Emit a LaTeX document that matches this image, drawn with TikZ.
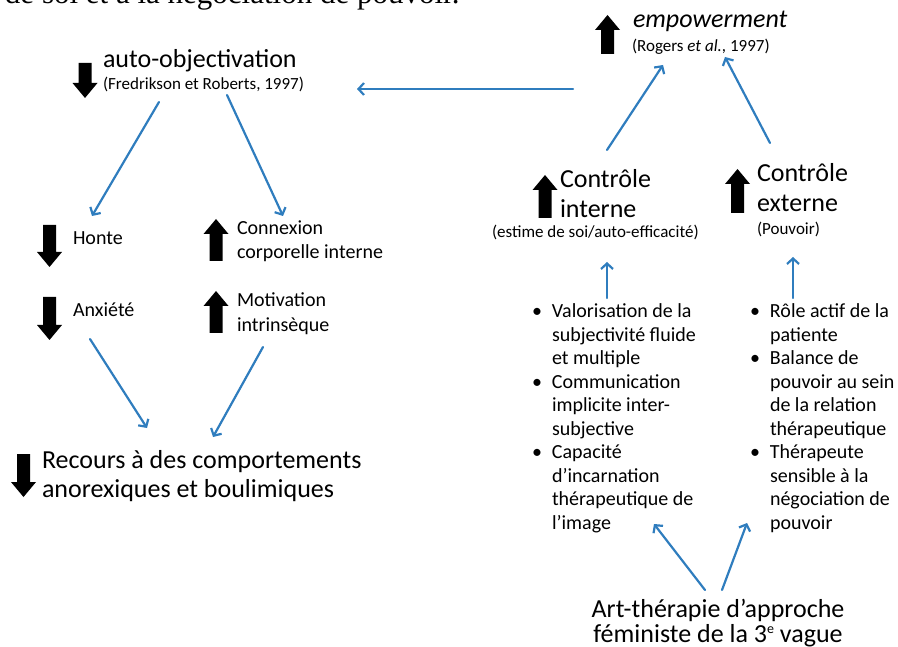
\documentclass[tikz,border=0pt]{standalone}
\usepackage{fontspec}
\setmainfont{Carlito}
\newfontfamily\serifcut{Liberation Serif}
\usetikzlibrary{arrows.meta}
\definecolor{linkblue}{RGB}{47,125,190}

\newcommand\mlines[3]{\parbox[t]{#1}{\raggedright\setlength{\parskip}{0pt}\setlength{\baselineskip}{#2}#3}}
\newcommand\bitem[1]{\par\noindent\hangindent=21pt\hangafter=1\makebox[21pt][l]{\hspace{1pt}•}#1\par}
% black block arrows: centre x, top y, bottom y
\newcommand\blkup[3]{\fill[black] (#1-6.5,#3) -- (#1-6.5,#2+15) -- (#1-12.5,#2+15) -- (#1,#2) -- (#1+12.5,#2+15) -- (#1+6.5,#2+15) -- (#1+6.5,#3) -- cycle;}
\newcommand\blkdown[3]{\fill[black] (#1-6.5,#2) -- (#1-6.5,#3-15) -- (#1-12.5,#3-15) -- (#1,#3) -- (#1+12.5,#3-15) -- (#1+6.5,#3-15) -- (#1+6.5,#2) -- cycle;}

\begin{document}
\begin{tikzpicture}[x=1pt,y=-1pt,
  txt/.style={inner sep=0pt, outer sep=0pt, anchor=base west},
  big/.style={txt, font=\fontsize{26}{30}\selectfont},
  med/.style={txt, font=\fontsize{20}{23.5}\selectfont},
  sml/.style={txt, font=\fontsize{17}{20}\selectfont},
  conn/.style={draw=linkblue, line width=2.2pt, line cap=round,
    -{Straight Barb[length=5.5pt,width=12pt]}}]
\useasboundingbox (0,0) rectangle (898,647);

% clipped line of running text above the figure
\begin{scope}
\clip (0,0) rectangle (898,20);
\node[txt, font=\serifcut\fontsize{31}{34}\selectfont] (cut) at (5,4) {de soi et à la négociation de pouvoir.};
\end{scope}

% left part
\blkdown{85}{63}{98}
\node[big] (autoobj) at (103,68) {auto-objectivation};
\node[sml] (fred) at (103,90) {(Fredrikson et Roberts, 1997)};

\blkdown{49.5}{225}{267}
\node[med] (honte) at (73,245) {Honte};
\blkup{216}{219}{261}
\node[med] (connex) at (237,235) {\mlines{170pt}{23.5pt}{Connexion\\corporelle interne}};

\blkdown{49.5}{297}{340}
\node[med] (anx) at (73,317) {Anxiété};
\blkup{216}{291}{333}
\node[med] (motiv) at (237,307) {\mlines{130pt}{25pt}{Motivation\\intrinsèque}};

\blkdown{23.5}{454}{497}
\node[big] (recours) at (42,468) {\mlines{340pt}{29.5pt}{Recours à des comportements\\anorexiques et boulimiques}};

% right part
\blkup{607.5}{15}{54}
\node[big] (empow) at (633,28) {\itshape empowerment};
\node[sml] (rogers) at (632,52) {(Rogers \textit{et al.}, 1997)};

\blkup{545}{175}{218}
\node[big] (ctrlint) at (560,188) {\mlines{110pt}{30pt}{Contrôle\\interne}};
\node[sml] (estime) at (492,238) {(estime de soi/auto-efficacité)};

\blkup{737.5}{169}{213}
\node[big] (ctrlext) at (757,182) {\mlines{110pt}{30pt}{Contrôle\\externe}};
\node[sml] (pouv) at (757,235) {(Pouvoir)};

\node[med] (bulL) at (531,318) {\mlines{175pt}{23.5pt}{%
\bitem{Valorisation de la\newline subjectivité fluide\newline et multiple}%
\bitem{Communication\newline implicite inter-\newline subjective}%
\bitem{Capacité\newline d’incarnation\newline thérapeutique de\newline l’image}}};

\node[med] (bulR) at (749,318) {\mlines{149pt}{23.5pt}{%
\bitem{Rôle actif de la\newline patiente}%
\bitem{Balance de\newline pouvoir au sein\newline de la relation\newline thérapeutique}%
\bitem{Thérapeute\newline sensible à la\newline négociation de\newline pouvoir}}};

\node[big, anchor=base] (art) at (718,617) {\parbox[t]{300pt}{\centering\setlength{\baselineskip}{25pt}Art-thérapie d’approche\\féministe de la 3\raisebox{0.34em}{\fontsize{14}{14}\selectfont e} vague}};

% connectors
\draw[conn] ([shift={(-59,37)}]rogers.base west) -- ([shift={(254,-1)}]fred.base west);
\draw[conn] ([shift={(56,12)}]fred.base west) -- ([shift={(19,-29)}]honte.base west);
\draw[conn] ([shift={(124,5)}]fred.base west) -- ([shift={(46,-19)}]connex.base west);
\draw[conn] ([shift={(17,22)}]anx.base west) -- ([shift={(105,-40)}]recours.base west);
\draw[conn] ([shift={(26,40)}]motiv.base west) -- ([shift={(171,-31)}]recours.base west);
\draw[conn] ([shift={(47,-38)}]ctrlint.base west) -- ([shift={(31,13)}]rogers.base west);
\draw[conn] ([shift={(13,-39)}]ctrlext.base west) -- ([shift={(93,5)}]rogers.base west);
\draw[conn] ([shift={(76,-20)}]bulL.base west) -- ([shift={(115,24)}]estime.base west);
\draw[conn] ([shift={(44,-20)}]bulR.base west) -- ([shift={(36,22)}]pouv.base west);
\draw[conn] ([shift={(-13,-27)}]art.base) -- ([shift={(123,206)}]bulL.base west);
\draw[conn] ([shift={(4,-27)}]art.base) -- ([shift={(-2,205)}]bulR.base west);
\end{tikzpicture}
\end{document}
★ ★ ★ ★ ★
Report every line in the data above in which the word "image" appears.

### Solution to this task
Emit a LaTeX document that matches this image, drawn with TikZ.
\bitem{Capacité\newline d’incarnation\newline thérapeutique de\newline l’image}}};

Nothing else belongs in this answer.